There were many talented audio engineers at Dolby, but Davis was the first PhD to join after founder Ray Dolby himself. Davis and Ray built a great working relationship from day one, as both were deeply knowledgeable in the fundamentals and in state-of-the-art knowhow in their areas of expertise and interest. Ray relied heavily on Davis’s intellect especially in the latter portions of their careers, spending hours discussing technical issues, tackling engineering challenges using multidisciplinary perspectives, concocting unconstrained creative approaches to craft innovative solutions that, even if a stretch, were ultimately realizable with the technology of the day.

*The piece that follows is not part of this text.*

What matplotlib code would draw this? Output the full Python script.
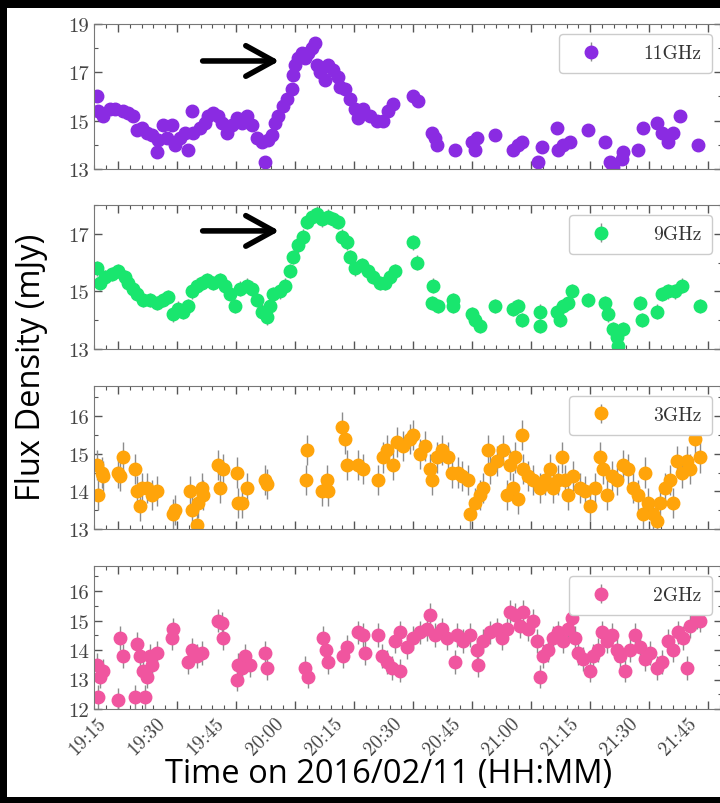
import matplotlib.pyplot as plt
import matplotlib.transforms as mtransforms
from matplotlib.patches import Rectangle
from matplotlib.ticker import MultipleLocator, FuncFormatter

plt.rcParams['font.family'] = 'cmr10'
plt.rcParams['axes.unicode_minus'] = False

# times are minutes after 19:00 on 2016/02/11, flux in mJy
t11 = [9.7, 9.9, 11.2, 13.0, 14.2, 16.3, 17.5, 18.8, 19.8, 21.1, 22.4, 23.6, 24.9, 25.2, 26.4,
       27.5, 28.7, 29.5, 30.8, 32.0, 32.8, 33.8, 34.1, 35.8, 37.1, 37.9, 39.1, 40.4, 41.4, 42.7,
       44.0, 45.2, 46.5, 47.8, 49.1, 50.3, 51.6, 52.4, 53.1, 54.1, 54.9, 55.7, 56.9, 58.0, 59.2,
       59.5, 60.0, 60.8, 61.8, 62.5, 63.3, 64.3, 65.1, 65.6, 66.3, 67.6, 68.4, 69.7, 70.9, 71.4,
       72.7, 74.0, 75.2, 76.0, 77.3, 79.1, 80.8, 82.4, 83.6, 84.9, 90.0, 91.3, 94.8, 95.6, 96.1,
       100.7, 105.0, 105.8, 106.3, 110.8, 115.4, 116.7, 117.7, 121.8, 122.8, 126.6, 126.8, 128.1,
       129.9, 134.5, 138.8, 140.1, 140.8, 143.1, 143.4, 147.2, 148.5, 152.0, 153.3, 154.8, 156.1,
       157.9, 162.4]
f11 = [16.0, 15.4, 15.2, 15.5, 15.5, 15.4, 15.3, 15.2, 14.6, 14.7, 14.5, 14.4, 13.7, 14.2, 14.8,
       14.3, 14.8, 14.0, 14.3, 14.5, 13.8, 15.4, 14.5, 14.7, 14.9, 15.2, 15.3, 15.2, 14.9, 14.5,
       14.8, 15.1, 14.9, 15.2, 14.8, 14.3, 14.1, 13.3, 14.2, 14.4, 14.9, 15.2, 15.6, 15.9, 16.3,
       16.9, 17.3, 17.6, 17.8, 17.6, 17.8, 18.0, 18.2, 17.3, 17.0, 16.7, 17.3, 17.1, 16.8, 16.4,
       16.3, 15.9, 15.5, 15.1, 15.5, 15.2, 15.0, 15.0, 15.4, 15.7, 16.0, 15.8, 14.5, 14.3, 14.0,
       13.8, 14.1, 13.8, 14.3, 14.4, 13.8, 14.0, 14.1, 13.3, 13.9, 14.7, 13.8, 14.0,
       14.1, 14.6, 14.1, 13.3, 13.1, 13.4, 13.7, 13.8, 14.7, 14.9, 14.5, 14.1, 14.5,
       15.2, 14.0]

t9 = [9.7, 10.4, 11.7, 13.5, 15.0, 16.8, 17.5, 18.8, 19.8, 21.4, 23.1, 24.9, 26.4, 27.7, 29.0,
      30.3, 31.5, 32.8, 33.8, 35.1, 36.4, 37.6, 39.2, 40.9, 42.2, 43.5, 44.7, 46.0, 47.8, 49.1,
      50.3, 51.6, 52.9, 53.6, 54.4, 56.2, 57.5, 58.7, 59.5, 60.8, 62.0, 63.0, 64.3, 65.6, 66.9,
      68.4, 69.7, 70.9, 71.9, 73.2, 74.0, 75.2, 77.0, 78.6, 79.8, 81.6, 82.9, 84.1, 85.4, 90.0,
      91.0, 95.1, 94.8, 96.3, 100.2, 100.2, 105.0, 105.8, 107.0, 110.8, 115.4, 116.7, 117.7, 122.3,
      122.3, 126.6, 127.4, 128.1, 129.4, 130.4, 134.5, 138.8, 139.6, 140.8, 141.8, 142.1, 143.4,
      147.7, 148.2, 152.0, 153.3, 154.8, 156.6, 158.4, 162.9]
f9 = [15.8, 15.3, 15.5, 15.6, 15.7, 15.5, 15.3, 15.1, 14.9, 14.7, 14.7, 14.6, 14.7, 14.8, 14.2,
      14.4, 14.3, 14.5, 15.0, 15.2, 15.3, 15.4, 15.3, 15.4, 15.2, 14.9, 14.5, 15.1, 15.2, 15.1,
      14.7, 14.3, 14.1, 14.5, 14.9, 15.0, 15.2, 15.7, 16.2, 16.6, 16.9, 17.4, 17.6, 17.7, 17.5,
      17.6, 17.5, 17.4, 16.9, 16.7, 16.2, 15.8, 15.9, 15.7, 15.5, 15.3, 15.3, 15.5, 15.7, 16.7,
      16.0, 15.2, 14.6, 14.5, 14.7, 14.5, 14.2, 14.0, 13.8, 14.5, 14.4, 14.5, 14.0, 14.3,
      13.8, 14.3, 14.0, 14.5, 14.6, 15.0, 14.7, 14.6, 14.2, 13.7, 13.4, 13.1, 13.7,
      14.6, 14.0, 14.3, 14.9, 15.0, 15.0, 15.2, 14.5]

t3 = [9.7, 9.9, 10.9, 11.2, 15.0, 15.5, 16.3, 19.3, 19.8, 20.6, 21.1, 22.4, 23.6, 24.9, 29.0,
      29.5, 33.3, 33.8, 35.1, 35.3, 36.4, 36.6, 40.4, 40.9, 41.7, 45.3, 45.5, 46.5, 47.8, 52.4,
      52.9, 62.8, 63.0, 66.9, 68.4, 68.1, 71.9, 72.7, 73.2, 76.0, 77.3, 81.1, 82.4, 83.4, 84.9,
      85.9, 87.5, 89.2, 90.0, 91.8, 93.0, 94.3, 94.8, 96.1, 97.4, 98.9, 99.9, 101.4, 102.5, 104.0,
      104.5, 105.8, 107.0, 107.8, 109.1, 109.6, 111.3, 112.9, 113.9, 114.7, 115.4, 115.9, 116.7,
      117.7, 118.0, 119.2, 120.5, 122.3, 123.5, 124.8, 125.6, 126.9, 127.9, 128.6, 129.4, 130.7,
      132.4, 133.7, 135.0, 136.3, 137.5, 138.3, 139.3, 140.6, 141.9, 143.4, 144.6, 145.9, 147.2,
      148.5, 149.0, 149.7, 151.0, 152.0, 152.8, 154.0, 155.3, 156.1, 157.1, 158.4, 159.6, 160.4,
      161.7, 162.9]
f3 = [14.7, 13.9, 14.5, 14.4, 14.5, 14.4, 14.9, 14.6, 14.0, 13.6, 14.1, 14.1, 13.9, 14.0, 13.4,
      13.5, 14.0, 13.5, 13.1, 13.7, 14.1, 13.9, 14.7, 14.1, 14.6, 14.5, 13.7, 13.7, 14.1, 14.3,
      14.2, 14.3, 15.1, 14.0, 14.0, 14.3, 15.7, 15.4, 14.7, 14.7, 14.6, 14.3, 14.9, 15.1, 14.7,
      15.3, 15.2, 15.4, 15.5, 15.0, 15.2, 14.6, 14.3, 14.9, 15.1, 14.9, 14.5, 14.5, 14.4, 14.3,
      13.4, 13.7, 13.9, 14.1, 15.1, 14.6, 14.8, 15.1, 13.9, 14.7, 14.1, 14.9, 13.8,
      15.5, 14.6, 14.4, 14.3, 14.1, 14.3, 14.6, 14.1, 14.3, 14.9, 14.3, 13.9, 14.4,
      14.1, 14.0, 13.6, 14.1, 14.9, 14.6, 13.9, 14.4, 14.3, 14.7, 14.6, 14.1, 13.9,
      13.4, 14.5, 13.7, 13.4, 13.2, 13.7, 14.1, 14.3, 13.7, 14.8, 14.5, 14.8, 14.6,
      15.4, 14.9]

t2 = [9.7, 9.9, 10.4, 11.2, 15.0, 15.5, 16.3, 19.3, 19.8, 20.6, 21.4, 21.9, 22.4, 23.1, 23.6,
      24.9, 28.7, 29.0, 32.8, 33.8, 35.1, 36.4, 40.4, 41.4, 41.7, 45.3, 45.5, 46.5, 47.3, 48.6,
      52.4, 52.9, 62.5, 63.3, 67.1, 67.9, 68.4, 72.2, 73.2, 76.0, 77.3, 77.8, 81.1, 82.1, 83.4,
      84.7, 85.4, 86.7, 86.7, 88.5, 90.0, 91.8, 93.6, 94.3, 95.6, 97.4, 98.6, 100.7, 101.2, 102.7,
      104.5, 106.3, 106.5, 107.8, 109.6, 111.3, 112.6, 113.9, 114.7, 115.9, 117.2, 118.0, 119.2,
      120.5, 121.5, 122.3, 123.0, 124.3, 125.6, 126.9, 128.1, 129.4, 130.4, 131.2, 131.9, 133.2,
      135.0, 135.8, 137.0, 138.0, 139.3, 140.6, 141.9, 142.6, 143.9, 145.2, 146.4, 147.7, 149.0,
      150.2, 152.0, 153.3, 154.8, 156.1, 157.4, 158.6, 159.6, 160.4, 162.2, 162.9]
f2 = [13.5, 12.4, 13.1, 13.3, 12.3, 14.4, 13.8, 12.4, 14.2, 13.8, 13.3, 12.4, 13.1, 13.8, 13.5,
      13.9, 14.4, 14.7, 13.6, 14.0, 13.8, 13.9, 15.0, 14.9, 14.4, 13.0, 13.5, 13.4, 13.8, 13.5,
      13.9, 13.4, 13.4, 13.1, 14.4, 14.0, 13.6, 13.8, 14.1, 14.6, 14.5, 13.9, 14.5, 13.8, 13.6,
      13.4, 14.3, 13.3, 14.6, 14.1, 14.4, 14.6, 14.7, 15.2, 14.5, 14.7, 14.4, 13.6, 14.5, 14.3,
      14.5, 14.0, 13.5, 14.3, 14.6, 14.7, 14.4, 14.7, 15.3, 15.2, 14.8, 15.3, 14.7,
      15.0, 14.3, 13.1, 13.8, 14.0, 14.4, 14.6, 14.3, 14.7, 15.1, 14.4, 13.9, 13.7,
      13.3, 13.8, 14.0, 14.6, 14.3, 14.5, 14.0, 13.8, 13.3, 14.0, 14.5, 14.1, 13.7,
      13.9, 13.4, 13.6, 14.3, 14.0, 14.6, 14.4, 13.4, 14.8, 15.1, 15.0]

bands = ['11GHz', '9GHz', '3GHz', '2GHz']
times = [t11, t9, t3, t2]
fluxes = [f11, f9, f3, f2]
errs = [0.2, 0.25, 0.4, 0.4]
colors = ['#8a2be2', '#19e66e', '#ffa40a', '#f0559f']
ylims = [(13, 19), (13, 18), (13, 16.8), (12, 16.85)]
ymajor = [2, 2, 1, 1]
yminor = [1, 1, 0.5, 0.5]

fig = plt.figure(figsize=(7.2, 8.04), dpi=100, facecolor='black')
# white sheet inside the black frame
fig.patches.append(Rectangle((0.0097, 0.0075), 1.0, 0.981, transform=fig.transFigure,
                             facecolor='white', edgecolor='none', zorder=-10))

bottoms = [0.7886, 0.5647, 0.3408, 0.1169]
heights = [0.1803, 0.1791, 0.1779, 0.1779]


def hhmm(m, pos):
    m = int(round(m))
    return '%d:%02d' % (19 + m // 60, m % 60)


axes = []
for i in range(4):
    ax = fig.add_axes([0.1306, bottoms[i], 0.8722, heights[i]])
    ax.set_zorder(1)
    ax.errorbar(times[i], fluxes[i], yerr=errs[i], fmt='o', ms=9, color=colors[i],
                mec=colors[i], ecolor='#8c8c8c', elinewidth=1, capsize=0, label=bands[i])
    ax.set_xlim(8.9, 168.5)
    ax.set_ylim(*ylims[i])
    ax.xaxis.set_major_locator(MultipleLocator(15))
    ax.xaxis.set_minor_locator(MultipleLocator(3))
    ax.yaxis.set_major_locator(MultipleLocator(ymajor[i], offset=1))
    ax.yaxis.set_minor_locator(MultipleLocator(yminor[i]))
    ax.yaxis.set_major_formatter(FuncFormatter(lambda v, p: '%g' % v))
    ax.tick_params(which='both', direction='in', top=True, right=True,
                   color='#555555', labelcolor='#444444')
    ax.tick_params(axis='y', labelsize=15)
    ax.tick_params(axis='x', labelsize=14)
    ax.tick_params(which='major', length=6, width=1)
    ax.tick_params(which='minor', length=3, width=0.8)
    for s in ax.spines.values():
        s.set_color('#777777')
    leg = ax.legend(loc='upper right', fontsize=14, handlelength=2.2, handletextpad=1.6,
                    borderpad=0.55, fancybox=True, edgecolor='#cccccc', framealpha=1)
    for txt in leg.get_texts():
        txt.set_color('#333333')
    if i < 3:
        ax.tick_params(labelbottom=False)
    axes.append(ax)

bax = axes[-1]
bax.xaxis.set_major_formatter(FuncFormatter(hhmm))
shift = mtransforms.ScaledTranslation(-0.08, 0, fig.dpi_scale_trans)
for lab in bax.get_xticklabels():
    lab.set_rotation(45)
    lab.set_ha('right')
    lab.set_transform(lab.get_transform() + shift)

# arrows marking the flare peak
for ax, y in [(axes[0], 17.47), (axes[1], 17.1)]:
    ax.annotate('', xy=(56.7, y), xytext=(35.8, y),
                arrowprops=dict(arrowstyle='->,head_width=0.55,head_length=1.0',
                                lw=4, color='black', mutation_scale=20))

fig.text(0.044, 0.543, 'Flux Density (mJy)', rotation=90, ha='center', va='center',
         fontsize=23.5, family='Open Sans', color='black')
fig.text(0.539, 0.037, 'Time on 2016/02/11 (HH:MM)', ha='center', va='center',
         fontsize=23.5, family='Open Sans', color='black')

fig.savefig('out.png', dpi=100, facecolor=fig.get_facecolor())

Davis became highly respected also for his willingness to help others with solutions, and for his ability to distill problems to fundamentals and rapidly prototype in code. One example of the last was his work to apply his Module.PC (originally written at MIT for Holman’s equalization for the Advent 400 table radio speaker). Holman: “SPICE was the design software of choice for electrical circuits, but you had to tell it the part values in order to produce a desired response. It was not at all over Mark’s head to write Module.PC, which did the reverse: give it a response and have it wiggle the part values until you got what you wanted. The program was important for many years and remains useful today.” It helped automate production of Dolby SR, the company’s premier signal processing solution for professional analog audio recording on magnetic tape and 35mm optical motion picture film, and development of the Dolby AC-3 digital multichannel surround sound encoder/decoder, which enabled five fullband plus one LF-effects channel to be carried in a digital format, the data recorded between the sprocket holes adjacent to the analog sound track on 35mm film. Also achievement in combination: Dolby SR*D Motion Picture Film solution employed SR on optical soundtracks along with AC-3 multichannel surround sound, for a single backward-compatible 35mm optical print delivering both analog and digital multichannel sound to cinemas worldwide.

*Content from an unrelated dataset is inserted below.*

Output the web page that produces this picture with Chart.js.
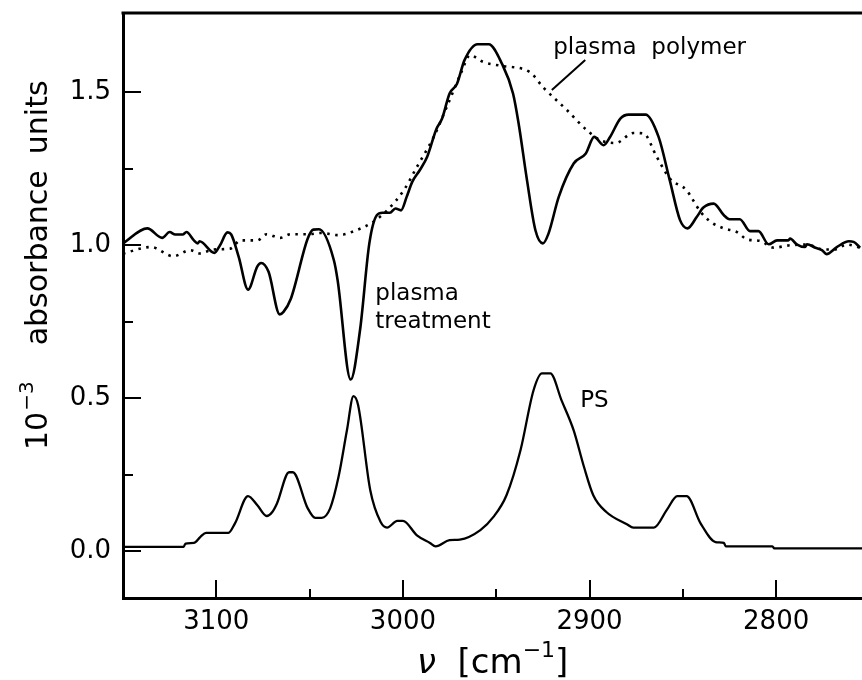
<!DOCTYPE html>
<html>
<head>
<meta charset="utf-8">
<script src="https://cdn.jsdelivr.net/npm/chart.js@4.4.1/dist/chart.umd.min.js"></script>
<style>
  html, body { margin: 0; padding: 0; background: #fff; overflow: hidden; }
  canvas { display: block; }
</style>
</head>
<body>
<canvas id="spectra" width="862" height="680"></canvas>
<script>
// --- spectra (wavenumber in cm^-1, absorbance in 10^-3 units) ---
const treatWn = [3150, 3137, 3129, 3125, 3122, 3118, 3116, 3112, 3110, 3109, 3101, 3098, 3094, 3092, 3088, 3083, 3078, 3076, 3072, 3066, 3064, 3060, 3051, 3048, 3045, 3037, 3035, 3028, 3023, 3018, 3014, 3011, 3007, 3004, 3001, 2998, 2995, 2991, 2987, 2982, 2979, 2975, 2971, 2967, 2960, 2954, 2947, 2941, 2938, 2933.5, 2929, 2925, 2922, 2916.5, 2908.5, 2902, 2897.5, 2892.5, 2889, 2883.5, 2879, 2870, 2863, 2857, 2851.5, 2847.5, 2842.5, 2839, 2833.5, 2828, 2825, 2819.5, 2814, 2809.5, 2804, 2799.5, 2793.5, 2792.5, 2789, 2784.5, 2783.5, 2779, 2775.5, 2773, 2767.5, 2761, 2758.5, 2755];
const treatAbs = [1.006, 1.055, 1.024, 1.043, 1.035, 1.035, 1.043, 1.016, 1.006, 1.013, 0.975, 1.000, 1.042, 1.035, 0.962, 0.855, 0.931, 0.942, 0.913, 0.774, 0.782, 0.826, 1.022, 1.051, 1.052, 0.951, 0.886, 0.561, 0.722, 1.006, 1.098, 1.106, 1.106, 1.120, 1.114, 1.158, 1.207, 1.245, 1.289, 1.381, 1.414, 1.496, 1.528, 1.605, 1.657, 1.657, 1.594, 1.496, 1.398, 1.212, 1.049, 1.006, 1.038, 1.158, 1.267, 1.300, 1.354, 1.327, 1.354, 1.414, 1.427, 1.427, 1.354, 1.212, 1.082, 1.055, 1.093, 1.123, 1.136, 1.098, 1.085, 1.085, 1.046, 1.046, 1.003, 1.016, 1.016, 1.022, 1.003, 0.994, 1.003, 0.992, 0.984, 0.971, 0.994, 1.013, 1.011, 0.992];

const polyWn = [3150, 3135, 3123, 3114, 3109, 3101.5, 3092.5, 3087, 3078, 3073, 3066, 3060, 3051, 3044, 3034.5, 3025, 3016, 3008.5, 2999.5, 2992.5, 2983.5, 2976.5, 2969, 2964, 2957, 2948, 2932, 2925, 2912, 2901.5, 2894, 2886, 2876.5, 2871, 2864, 2857, 2848, 2845, 2840.5, 2835, 2828, 2821, 2815.5, 2808.5, 2801.5, 2792.5, 2783.5, 2774.5, 2769, 2762, 2755];
const polyAbs = [0.973, 0.994, 0.964, 0.984, 0.973, 0.986, 0.989, 1.016, 1.016, 1.036, 1.024, 1.036, 1.036, 1.040, 1.033, 1.049, 1.076, 1.114, 1.180, 1.256, 1.354, 1.452, 1.561, 1.621, 1.599, 1.587, 1.566, 1.517, 1.441, 1.376, 1.343, 1.334, 1.367, 1.365, 1.289, 1.218, 1.180, 1.152, 1.109, 1.076, 1.055, 1.043, 1.019, 1.014, 0.992, 1.000, 1.002, 0.986, 0.986, 1.002, 0.992];

const psWn = [3150, 3117.5, 3116.5, 3112, 3108.5, 3105.5, 3093.5, 3090, 3083, 3078, 3073, 3070, 3067.5, 3061, 3059, 3051, 3047, 3043.5, 3039, 3034.5, 3030, 3026.5, 3024, 3017.5, 3012, 3008.5, 3003, 3000, 2992.5, 2985.5, 2982.5, 2975, 2969.5, 2958.5, 2951.5, 2944.5, 2937, 2930, 2925.5, 2921, 2915, 2908.5, 2903, 2898, 2891, 2880, 2876.5, 2865.5, 2858.5, 2853, 2848, 2840.5, 2832.5, 2828, 2827, 2802, 2801, 2754];
const psAbs = [0.014, 0.014, 0.025, 0.027, 0.047, 0.060, 0.060, 0.091, 0.180, 0.150, 0.115, 0.128, 0.156, 0.258, 0.258, 0.140, 0.109, 0.109, 0.140, 0.243, 0.395, 0.507, 0.477, 0.199, 0.096, 0.077, 0.099, 0.099, 0.052, 0.027, 0.016, 0.036, 0.038, 0.069, 0.112, 0.183, 0.330, 0.526, 0.581, 0.581, 0.493, 0.395, 0.276, 0.183, 0.128, 0.088, 0.077, 0.077, 0.136, 0.180, 0.180, 0.091, 0.030, 0.027, 0.016, 0.016, 0.009, 0.009];

// axis ticks
const xTicks = [3100, 3050, 3000, 2950, 2900, 2850, 2800];
const xLabelStep = 100;
const yTicks = [0, 0.25, 0.5, 0.75, 1.0, 1.25, 1.5];
const yLabelStep = 0.5;

const FONT = 'DejaVu Sans';
const INK = '#000';

const toPoints = (xs, ys) => xs.map((x, i) => ({ x: x, y: ys[i] }));
const isMajor = (v, step) => Math.abs(v / step - Math.round(v / step)) < 1e-6;
// labels stick out past the plot edges; keep the plot box where it is
const noEdgePadding = s => { s.paddingTop = 0; s.paddingBottom = 0; s.paddingLeft = 0; s.paddingRight = 0; };

// frame, inward tick marks, axis titles and curve labels
const decorations = {
    id: 'decorations',
    afterDraw(chart) {
        const ctx = chart.ctx;
        const area = chart.chartArea;
        const xs = chart.scales.x;
        const ys = chart.scales.y;
        ctx.save();
        ctx.strokeStyle = INK;
        ctx.fillStyle = INK;

        // top edge of the frame
        ctx.lineWidth = 3;
        ctx.beginPath();
        ctx.moveTo(area.left - 1.5, area.top);
        ctx.lineTo(area.right, area.top);
        ctx.stroke();

        // tick marks pointing into the plot
        ctx.lineWidth = 2;
        ctx.beginPath();
        xTicks.forEach(v => {
            const px = Math.round(xs.getPixelForValue(v));
            const len = isMajor(v, xLabelStep) ? 18 : 9;
            ctx.moveTo(px, area.bottom);
            ctx.lineTo(px, area.bottom - len);
        });
        yTicks.forEach(v => {
            const py = Math.round(ys.getPixelForValue(v));
            const len = isMajor(v, yLabelStep) ? 18 : 10;
            ctx.moveTo(area.left, py);
            ctx.lineTo(area.left + len, py);
        });
        ctx.stroke();

        // x title: nu [cm^-1]
        ctx.textBaseline = 'alphabetic';
        ctx.textAlign = 'left';
        const bigX = '34px "' + FONT + '"';
        const supX = '22px "' + FONT + '"';
        ctx.font = 'italic ' + bigX;
        const nuW = ctx.measureText('ν').width;
        ctx.font = bigX;
        const midW = ctx.measureText('  [cm').width;
        const endW = ctx.measureText(']').width;
        ctx.font = supX;
        const supW = ctx.measureText('−1').width;
        let tx = 417;
        const tb = 673;
        ctx.font = 'italic ' + bigX;
        ctx.fillText('ν', tx, tb); tx += nuW;
        ctx.font = bigX;
        ctx.fillText('  [cm', tx, tb); tx += midW;
        ctx.font = supX;
        ctx.fillText('−1', tx, tb - 16); tx += supW;
        ctx.font = bigX;
        ctx.fillText(']', tx, tb);

        // y title: 10^-3 absorbance units, read bottom to top
        const bigY = '30px "' + FONT + '"';
        const supY = '20px "' + FONT + '"';
        ctx.translate(47, 0);
        ctx.rotate(-Math.PI / 2);
        let u = -450;
        ctx.font = bigY;
        ctx.fillText('10', u, 0); u += ctx.measureText('10').width + 1;
        ctx.font = supY;
        ctx.fillText('−3', u, -14); u += ctx.measureText('−3').width + 36;
        ctx.font = bigY;
        ctx.fillText('absorbance', u, 0); u += ctx.measureText('absorbance').width + 16;
        ctx.fillText('units', u, 0);
        ctx.setTransform(1, 0, 0, 1, 0, 0);

        // curve labels, anchored in data units
        ctx.font = '23px "' + FONT + '"';
        const at = (wn, a) => [xs.getPixelForValue(wn), ys.getPixelForValue(a)];
        let p = at(2919.5, 1.624);
        ctx.fillText('plasma  polymer', p[0], p[1]);
        p = at(3014.8, 0.820);
        ctx.fillText('plasma', p[0], p[1]);
        p = at(3014.8, 0.728);
        ctx.fillText('treatment', p[0], p[1]);
        p = at(2905, 0.470);
        ctx.fillText('PS', p[0], p[1]);

        // leader from the label to the dotted curve
        const a0 = at(2902.3, 1.605);
        const a1 = at(2920.2, 1.507);
        ctx.lineWidth = 2;
        ctx.beginPath();
        ctx.moveTo(a0[0], a0[1]);
        ctx.lineTo(a1[0], a1[1]);
        ctx.stroke();
        ctx.restore();
    }
};

const lineStyle = {
    borderColor: INK,
    pointRadius: 0,
    fill: false,
    cubicInterpolationMode: 'monotone'
};

new Chart(document.getElementById('spectra'), {
    type: 'line',
    data: {
        datasets: [
            Object.assign({ label: 'plasma treatment', data: toPoints(treatWn, treatAbs), borderWidth: 2.6 }, lineStyle),
            Object.assign({ label: 'plasma polymer', data: toPoints(polyWn, polyAbs), borderWidth: 2.6, borderDash: [2.5, 5.5] }, lineStyle),
            Object.assign({ label: 'PS', data: toPoints(psWn, psAbs), borderWidth: 2.3 }, lineStyle)
        ]
    },
    options: {
        responsive: false,
        animation: false,
        events: [],
        layout: { padding: { top: 13, right: 0, bottom: 0, left: 0 } },
        plugins: { legend: { display: false }, tooltip: { enabled: false } },
        scales: {
            x: {
                type: 'linear',
                reverse: true,
                min: 2754,
                max: 3150,
                afterBuildTicks: s => { s.ticks = xTicks.map(v => ({ value: v })); },
                afterFit: s => { s.height = 82; noEdgePadding(s); },
                grid: { display: false, drawTicks: false },
                border: { display: true, width: 3, color: INK },
                ticks: {
                    autoSkip: false,
                    maxRotation: 0,
                    padding: 9,
                    color: INK,
                    font: { family: FONT, size: 26 },
                    callback: v => isMajor(v, xLabelStep) ? String(v) : ''
                }
            },
            y: {
                min: -0.153,
                max: 1.759,
                afterBuildTicks: s => { s.ticks = yTicks.map(v => ({ value: v })); },
                afterFit: s => { s.width = 123; noEdgePadding(s); },
                grid: { display: false, drawTicks: false },
                border: { display: true, width: 3, color: INK },
                ticks: {
                    padding: 12,
                    color: INK,
                    font: { family: FONT, size: 26 },
                    callback: v => isMajor(v, yLabelStep) ? v.toFixed(1) : ''
                }
            }
        }
    },
    plugins: [decorations]
});
</script>
</body>
</html>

In his spare time Davis continued work on circuit-analysis, circuit-design, and DSP programs.
For his contribution to the development of Dolby Digital, the AC-3 multichannel sound coding solution used in Digital Television Broadcast, DVD, and streaming consumer applications, in the mid-1990s Davis was awarded, along with seven colleagues, a Technical Emmy. In 2007 for his career endeavors he received SMPTE’s Samuel L. Warner Award, and in 2017 the AES Silver Medal. Davis retired in 2018, having authored or coauthored over a dozen professional technical papers and holding almost three dozen patents.
Mark F. Davis is survived by his wife of 44 years, Helen, daughters Marisa and Susan, and granddaughter Myla.